- [WRITTEN REQUEST] Search the data for the string "this" and extract every line where it appears.
━━━━━━━━
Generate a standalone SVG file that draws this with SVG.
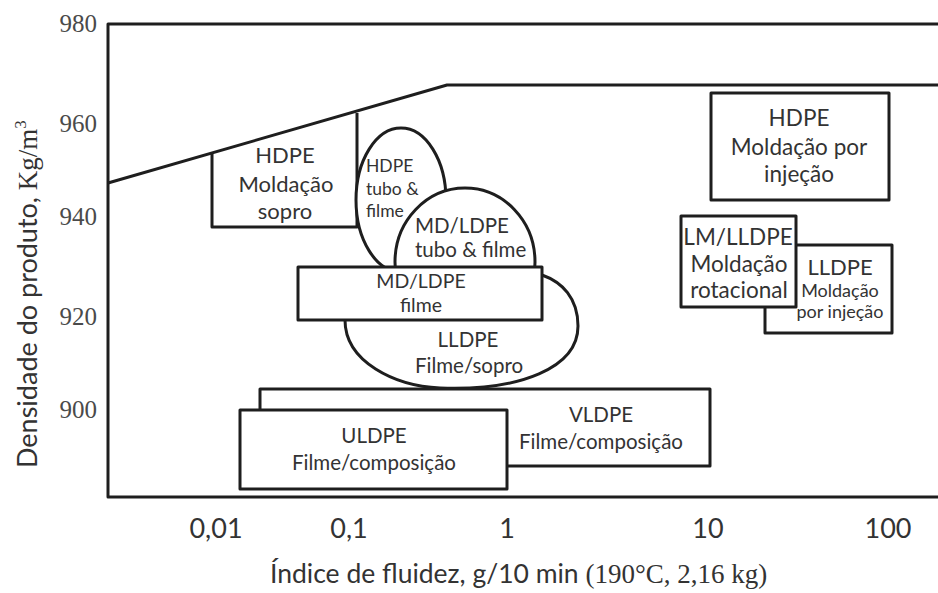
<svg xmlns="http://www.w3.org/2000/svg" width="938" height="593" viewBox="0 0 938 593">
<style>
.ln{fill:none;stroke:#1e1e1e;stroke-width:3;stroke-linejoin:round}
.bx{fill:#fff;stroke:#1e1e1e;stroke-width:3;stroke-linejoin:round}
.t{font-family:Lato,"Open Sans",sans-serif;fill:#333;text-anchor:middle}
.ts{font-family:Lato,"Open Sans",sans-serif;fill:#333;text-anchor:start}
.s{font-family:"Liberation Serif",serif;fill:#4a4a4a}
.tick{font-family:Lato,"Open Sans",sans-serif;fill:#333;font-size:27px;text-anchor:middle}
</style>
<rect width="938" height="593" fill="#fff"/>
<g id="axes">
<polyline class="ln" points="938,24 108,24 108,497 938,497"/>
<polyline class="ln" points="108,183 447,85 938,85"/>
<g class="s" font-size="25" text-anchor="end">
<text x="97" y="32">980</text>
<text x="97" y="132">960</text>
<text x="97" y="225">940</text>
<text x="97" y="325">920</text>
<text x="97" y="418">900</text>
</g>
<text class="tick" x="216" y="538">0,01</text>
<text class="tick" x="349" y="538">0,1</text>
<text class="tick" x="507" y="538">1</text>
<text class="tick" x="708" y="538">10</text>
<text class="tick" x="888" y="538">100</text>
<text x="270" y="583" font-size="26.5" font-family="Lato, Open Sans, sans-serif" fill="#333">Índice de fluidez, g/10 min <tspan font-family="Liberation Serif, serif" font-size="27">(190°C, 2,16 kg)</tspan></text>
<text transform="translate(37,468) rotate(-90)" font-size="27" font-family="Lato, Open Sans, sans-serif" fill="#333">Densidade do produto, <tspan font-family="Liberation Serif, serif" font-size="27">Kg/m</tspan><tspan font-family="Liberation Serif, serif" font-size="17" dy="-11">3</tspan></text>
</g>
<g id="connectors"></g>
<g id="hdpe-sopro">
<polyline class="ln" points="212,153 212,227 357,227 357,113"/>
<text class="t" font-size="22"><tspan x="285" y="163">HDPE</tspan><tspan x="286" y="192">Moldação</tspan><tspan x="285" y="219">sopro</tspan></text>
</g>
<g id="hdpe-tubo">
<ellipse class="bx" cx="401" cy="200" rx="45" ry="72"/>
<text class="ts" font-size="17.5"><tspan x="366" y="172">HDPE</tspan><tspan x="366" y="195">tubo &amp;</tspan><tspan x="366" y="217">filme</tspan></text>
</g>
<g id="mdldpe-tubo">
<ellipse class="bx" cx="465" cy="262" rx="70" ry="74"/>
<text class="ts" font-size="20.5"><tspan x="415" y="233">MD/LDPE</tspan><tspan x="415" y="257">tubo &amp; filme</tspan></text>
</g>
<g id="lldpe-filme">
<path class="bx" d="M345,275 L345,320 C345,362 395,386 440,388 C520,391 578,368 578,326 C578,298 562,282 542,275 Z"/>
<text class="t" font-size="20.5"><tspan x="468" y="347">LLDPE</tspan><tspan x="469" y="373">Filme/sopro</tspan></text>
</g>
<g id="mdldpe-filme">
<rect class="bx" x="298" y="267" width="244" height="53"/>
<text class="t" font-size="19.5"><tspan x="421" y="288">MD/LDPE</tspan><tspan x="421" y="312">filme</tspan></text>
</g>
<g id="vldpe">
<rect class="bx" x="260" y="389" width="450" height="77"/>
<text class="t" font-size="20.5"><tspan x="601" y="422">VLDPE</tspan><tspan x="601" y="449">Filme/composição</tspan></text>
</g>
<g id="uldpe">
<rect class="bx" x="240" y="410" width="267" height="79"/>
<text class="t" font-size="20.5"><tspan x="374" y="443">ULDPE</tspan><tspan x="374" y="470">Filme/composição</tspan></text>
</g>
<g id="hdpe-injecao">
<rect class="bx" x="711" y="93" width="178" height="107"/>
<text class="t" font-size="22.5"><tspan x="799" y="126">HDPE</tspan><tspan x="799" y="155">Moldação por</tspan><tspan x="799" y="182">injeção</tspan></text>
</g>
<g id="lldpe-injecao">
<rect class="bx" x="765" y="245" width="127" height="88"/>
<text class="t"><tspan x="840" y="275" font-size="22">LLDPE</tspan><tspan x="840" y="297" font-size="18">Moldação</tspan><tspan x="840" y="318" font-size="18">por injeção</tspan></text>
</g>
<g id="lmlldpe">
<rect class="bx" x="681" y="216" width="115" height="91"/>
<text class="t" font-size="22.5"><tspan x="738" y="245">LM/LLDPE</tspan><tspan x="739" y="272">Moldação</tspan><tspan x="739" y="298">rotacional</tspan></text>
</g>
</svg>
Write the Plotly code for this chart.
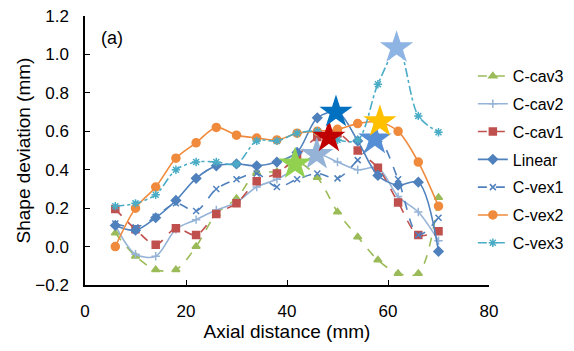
━━━━━━━━
- [EXERCISE RESULT]
Generate a standalone SVG file that draws this with SVG.
Write the Plotly code for this chart.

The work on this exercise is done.